▸ Short problem
Word for word, transcribe the lines below and drop the pictures.

▸ Source excerpt

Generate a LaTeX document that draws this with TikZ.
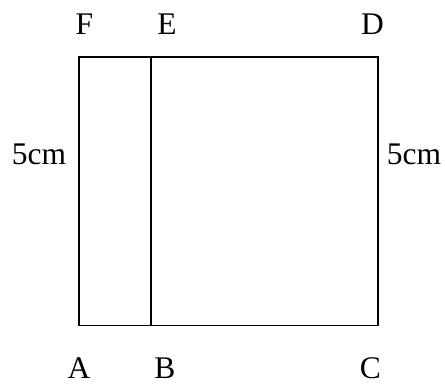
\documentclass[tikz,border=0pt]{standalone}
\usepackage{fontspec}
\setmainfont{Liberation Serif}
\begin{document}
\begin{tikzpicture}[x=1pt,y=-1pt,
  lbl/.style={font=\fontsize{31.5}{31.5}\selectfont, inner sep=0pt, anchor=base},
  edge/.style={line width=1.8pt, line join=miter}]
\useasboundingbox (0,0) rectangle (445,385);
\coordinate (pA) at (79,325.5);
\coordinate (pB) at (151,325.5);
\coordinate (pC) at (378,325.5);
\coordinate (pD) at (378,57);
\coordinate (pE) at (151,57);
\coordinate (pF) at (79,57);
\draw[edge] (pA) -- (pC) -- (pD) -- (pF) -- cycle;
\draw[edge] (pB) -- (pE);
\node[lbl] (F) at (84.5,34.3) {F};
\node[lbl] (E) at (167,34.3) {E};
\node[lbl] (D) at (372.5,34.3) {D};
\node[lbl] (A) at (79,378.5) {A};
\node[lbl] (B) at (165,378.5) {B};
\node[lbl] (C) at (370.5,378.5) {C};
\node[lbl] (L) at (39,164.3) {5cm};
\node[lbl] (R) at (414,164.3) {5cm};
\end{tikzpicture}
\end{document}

▸ The output
Generate a LaTeX document that draws this with TikZ.
\documentclass[tikz,border=0pt]{standalone}
\usepackage{fontspec}
\setmainfont{Liberation Serif}
\begin{document}
\begin{tikzpicture}[x=1pt,y=-1pt,
  lbl/.style={font=\fontsize{31.5}{31.5}\selectfont, inner sep=0pt, anchor=base},
  edge/.style={line width=1.8pt, line join=miter}]
\useasboundingbox (0,0) rectangle (445,385);
\coordinate (pA) at (79,325.5);
\coordinate (pB) at (151,325.5);
\coordinate (pC) at (378,325.5);
\coordinate (pD) at (378,57);
\coordinate (pE) at (151,57);
\coordinate (pF) at (79,57);
\draw[edge] (pA) -- (pC) -- (pD) -- (pF) -- cycle;
\draw[edge] (pB) -- (pE);
\node[lbl] (F) at (84.5,34.3) {F};
\node[lbl] (E) at (167,34.3) {E};
\node[lbl] (D) at (372.5,34.3) {D};
\node[lbl] (A) at (79,378.5) {A};
\node[lbl] (B) at (165,378.5) {B};
\node[lbl] (C) at (370.5,378.5) {C};
\node[lbl] (L) at (39,164.3) {5cm};
\node[lbl] (R) at (414,164.3) {5cm};
\end{tikzpicture}
\end{document}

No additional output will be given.